Exercise brief » Find every line with the string "chart" in it, count them, and reply with that count only.

Records for processing »
* * * * *
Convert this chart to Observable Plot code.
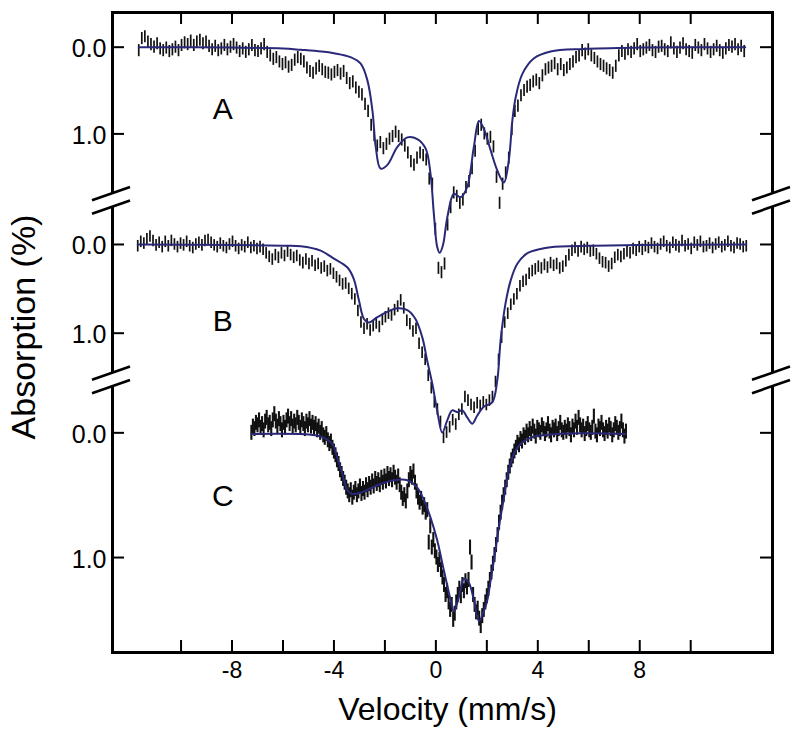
* * * * *
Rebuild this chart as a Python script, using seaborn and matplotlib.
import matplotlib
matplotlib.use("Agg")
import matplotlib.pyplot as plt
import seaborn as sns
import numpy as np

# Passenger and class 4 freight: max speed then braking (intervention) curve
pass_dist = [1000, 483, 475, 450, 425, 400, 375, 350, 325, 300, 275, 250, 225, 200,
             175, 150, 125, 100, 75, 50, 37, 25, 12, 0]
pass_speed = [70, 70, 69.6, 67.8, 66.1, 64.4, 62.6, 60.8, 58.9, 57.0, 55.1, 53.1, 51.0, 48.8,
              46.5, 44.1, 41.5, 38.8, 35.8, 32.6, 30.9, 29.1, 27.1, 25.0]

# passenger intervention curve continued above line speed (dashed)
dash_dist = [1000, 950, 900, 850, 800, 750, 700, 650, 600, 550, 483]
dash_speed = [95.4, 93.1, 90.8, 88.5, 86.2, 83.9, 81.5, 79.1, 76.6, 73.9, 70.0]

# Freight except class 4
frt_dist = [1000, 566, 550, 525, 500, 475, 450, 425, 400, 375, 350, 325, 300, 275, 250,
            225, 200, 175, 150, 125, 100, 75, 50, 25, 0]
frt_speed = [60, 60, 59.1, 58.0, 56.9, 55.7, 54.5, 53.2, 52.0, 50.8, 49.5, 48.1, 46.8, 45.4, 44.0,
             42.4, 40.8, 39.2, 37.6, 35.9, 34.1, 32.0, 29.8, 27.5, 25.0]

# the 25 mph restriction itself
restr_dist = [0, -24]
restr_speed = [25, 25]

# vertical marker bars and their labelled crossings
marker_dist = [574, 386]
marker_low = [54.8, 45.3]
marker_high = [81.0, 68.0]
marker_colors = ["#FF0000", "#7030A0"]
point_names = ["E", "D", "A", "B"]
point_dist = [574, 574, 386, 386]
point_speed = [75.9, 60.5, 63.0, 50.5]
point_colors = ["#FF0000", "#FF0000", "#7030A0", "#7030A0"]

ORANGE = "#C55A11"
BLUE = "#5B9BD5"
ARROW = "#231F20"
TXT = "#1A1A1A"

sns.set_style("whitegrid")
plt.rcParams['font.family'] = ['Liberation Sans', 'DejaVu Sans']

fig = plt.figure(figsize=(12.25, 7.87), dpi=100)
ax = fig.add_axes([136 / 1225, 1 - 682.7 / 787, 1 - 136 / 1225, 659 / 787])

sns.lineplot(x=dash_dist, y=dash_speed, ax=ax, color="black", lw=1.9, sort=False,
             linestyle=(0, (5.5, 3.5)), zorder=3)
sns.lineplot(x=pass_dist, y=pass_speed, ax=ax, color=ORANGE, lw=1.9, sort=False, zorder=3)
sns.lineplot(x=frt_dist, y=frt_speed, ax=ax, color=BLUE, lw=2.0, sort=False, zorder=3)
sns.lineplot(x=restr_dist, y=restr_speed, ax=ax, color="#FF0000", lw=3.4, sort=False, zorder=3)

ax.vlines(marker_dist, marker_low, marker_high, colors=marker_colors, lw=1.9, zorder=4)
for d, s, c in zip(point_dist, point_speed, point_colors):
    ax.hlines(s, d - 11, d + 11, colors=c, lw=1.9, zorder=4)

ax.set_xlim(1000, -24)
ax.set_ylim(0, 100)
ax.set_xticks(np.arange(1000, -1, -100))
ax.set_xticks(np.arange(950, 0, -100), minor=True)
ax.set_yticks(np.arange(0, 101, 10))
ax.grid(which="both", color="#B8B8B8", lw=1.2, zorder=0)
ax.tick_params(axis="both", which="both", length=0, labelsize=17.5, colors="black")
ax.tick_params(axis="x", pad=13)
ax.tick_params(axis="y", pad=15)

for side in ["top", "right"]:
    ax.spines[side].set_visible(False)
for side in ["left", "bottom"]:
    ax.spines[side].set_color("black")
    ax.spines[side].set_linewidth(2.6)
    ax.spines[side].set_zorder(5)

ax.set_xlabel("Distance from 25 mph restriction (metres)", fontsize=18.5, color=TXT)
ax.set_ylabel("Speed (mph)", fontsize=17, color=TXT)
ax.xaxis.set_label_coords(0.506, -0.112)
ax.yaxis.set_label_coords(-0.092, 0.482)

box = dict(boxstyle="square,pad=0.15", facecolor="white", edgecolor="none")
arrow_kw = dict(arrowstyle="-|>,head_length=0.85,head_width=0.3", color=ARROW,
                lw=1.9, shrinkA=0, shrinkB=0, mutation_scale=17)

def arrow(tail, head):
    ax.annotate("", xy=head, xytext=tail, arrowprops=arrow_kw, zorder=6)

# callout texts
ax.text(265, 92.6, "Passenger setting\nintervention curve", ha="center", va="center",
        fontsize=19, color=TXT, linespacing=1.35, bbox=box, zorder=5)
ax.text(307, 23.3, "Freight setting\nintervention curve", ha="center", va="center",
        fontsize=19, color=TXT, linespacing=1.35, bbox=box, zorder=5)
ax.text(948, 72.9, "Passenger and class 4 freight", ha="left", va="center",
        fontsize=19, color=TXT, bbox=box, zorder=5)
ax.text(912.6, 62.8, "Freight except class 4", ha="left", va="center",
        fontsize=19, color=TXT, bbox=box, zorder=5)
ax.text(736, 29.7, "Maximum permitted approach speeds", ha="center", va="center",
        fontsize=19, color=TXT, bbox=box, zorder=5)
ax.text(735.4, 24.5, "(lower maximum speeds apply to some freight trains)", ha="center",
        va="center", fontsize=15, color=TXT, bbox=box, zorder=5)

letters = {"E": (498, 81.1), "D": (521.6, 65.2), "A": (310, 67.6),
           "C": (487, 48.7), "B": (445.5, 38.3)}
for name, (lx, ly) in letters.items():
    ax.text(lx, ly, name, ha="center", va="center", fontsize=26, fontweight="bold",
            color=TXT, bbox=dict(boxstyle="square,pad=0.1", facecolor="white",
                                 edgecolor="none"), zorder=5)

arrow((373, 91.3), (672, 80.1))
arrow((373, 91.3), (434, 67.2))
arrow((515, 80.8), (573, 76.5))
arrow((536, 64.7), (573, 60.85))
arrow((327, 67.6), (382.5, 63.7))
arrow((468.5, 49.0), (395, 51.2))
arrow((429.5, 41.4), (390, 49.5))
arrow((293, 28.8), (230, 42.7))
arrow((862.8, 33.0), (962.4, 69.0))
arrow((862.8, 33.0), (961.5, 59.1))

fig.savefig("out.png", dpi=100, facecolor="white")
* * * * *
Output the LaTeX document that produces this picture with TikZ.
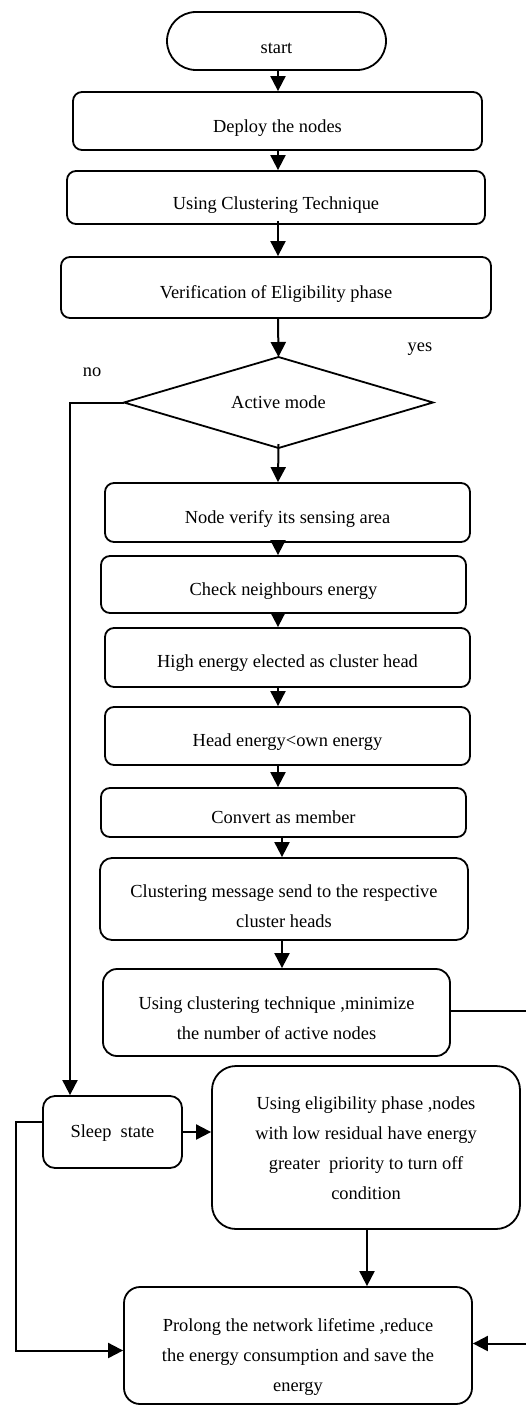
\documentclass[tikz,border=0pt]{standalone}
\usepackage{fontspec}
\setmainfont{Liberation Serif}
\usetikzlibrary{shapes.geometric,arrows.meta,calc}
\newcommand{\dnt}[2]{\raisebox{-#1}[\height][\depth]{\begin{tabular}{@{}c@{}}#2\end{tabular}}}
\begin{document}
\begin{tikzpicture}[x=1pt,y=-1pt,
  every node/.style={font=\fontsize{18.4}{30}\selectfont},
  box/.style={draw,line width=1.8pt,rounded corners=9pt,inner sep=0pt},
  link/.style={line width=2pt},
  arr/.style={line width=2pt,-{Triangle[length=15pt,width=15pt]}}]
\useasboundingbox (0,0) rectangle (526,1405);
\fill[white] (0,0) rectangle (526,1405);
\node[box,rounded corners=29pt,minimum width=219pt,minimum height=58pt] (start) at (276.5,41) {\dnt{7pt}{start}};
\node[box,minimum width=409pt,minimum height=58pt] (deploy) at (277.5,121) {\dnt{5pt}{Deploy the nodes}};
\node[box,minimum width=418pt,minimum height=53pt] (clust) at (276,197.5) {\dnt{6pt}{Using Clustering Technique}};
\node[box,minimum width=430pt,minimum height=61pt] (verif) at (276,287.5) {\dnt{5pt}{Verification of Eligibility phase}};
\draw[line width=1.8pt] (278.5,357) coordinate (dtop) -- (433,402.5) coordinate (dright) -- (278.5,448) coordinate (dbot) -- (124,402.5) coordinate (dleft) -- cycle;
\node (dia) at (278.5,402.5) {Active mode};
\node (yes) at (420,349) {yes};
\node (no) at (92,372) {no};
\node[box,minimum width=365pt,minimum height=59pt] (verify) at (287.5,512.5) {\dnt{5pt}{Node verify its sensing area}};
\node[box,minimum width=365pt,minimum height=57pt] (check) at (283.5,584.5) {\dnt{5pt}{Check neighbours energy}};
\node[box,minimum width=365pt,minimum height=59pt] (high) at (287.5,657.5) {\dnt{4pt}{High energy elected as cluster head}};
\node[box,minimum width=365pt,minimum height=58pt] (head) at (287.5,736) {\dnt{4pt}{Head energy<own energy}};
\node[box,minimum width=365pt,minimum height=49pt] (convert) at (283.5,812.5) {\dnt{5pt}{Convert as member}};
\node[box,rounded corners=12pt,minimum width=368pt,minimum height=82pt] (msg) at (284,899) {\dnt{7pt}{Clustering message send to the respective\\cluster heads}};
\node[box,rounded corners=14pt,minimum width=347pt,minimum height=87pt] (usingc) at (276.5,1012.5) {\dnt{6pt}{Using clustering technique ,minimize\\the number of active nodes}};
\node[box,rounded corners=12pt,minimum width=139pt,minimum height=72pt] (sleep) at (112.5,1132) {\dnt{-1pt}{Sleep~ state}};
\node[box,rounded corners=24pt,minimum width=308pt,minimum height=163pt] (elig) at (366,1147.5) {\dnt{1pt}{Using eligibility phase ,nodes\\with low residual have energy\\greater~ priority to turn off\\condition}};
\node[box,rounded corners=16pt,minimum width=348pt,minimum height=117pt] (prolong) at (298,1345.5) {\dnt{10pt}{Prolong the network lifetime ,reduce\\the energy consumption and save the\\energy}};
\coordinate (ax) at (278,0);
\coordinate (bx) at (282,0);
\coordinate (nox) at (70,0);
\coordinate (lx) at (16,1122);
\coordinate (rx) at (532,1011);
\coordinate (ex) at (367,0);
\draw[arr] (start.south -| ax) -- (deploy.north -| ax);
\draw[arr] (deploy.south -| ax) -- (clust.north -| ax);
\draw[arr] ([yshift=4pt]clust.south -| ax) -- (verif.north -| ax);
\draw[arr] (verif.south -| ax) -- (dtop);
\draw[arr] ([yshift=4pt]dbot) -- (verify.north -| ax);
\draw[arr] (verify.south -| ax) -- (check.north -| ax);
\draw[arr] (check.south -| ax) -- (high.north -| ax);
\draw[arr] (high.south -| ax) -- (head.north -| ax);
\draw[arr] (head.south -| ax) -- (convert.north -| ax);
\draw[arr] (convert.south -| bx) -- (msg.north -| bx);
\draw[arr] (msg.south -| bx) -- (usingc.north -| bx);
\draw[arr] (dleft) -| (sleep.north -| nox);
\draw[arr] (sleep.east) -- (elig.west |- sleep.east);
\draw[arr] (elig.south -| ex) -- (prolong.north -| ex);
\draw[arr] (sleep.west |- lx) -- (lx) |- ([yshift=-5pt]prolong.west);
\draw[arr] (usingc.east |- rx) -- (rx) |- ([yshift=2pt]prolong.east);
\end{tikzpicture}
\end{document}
* * * * *
Solution below » 2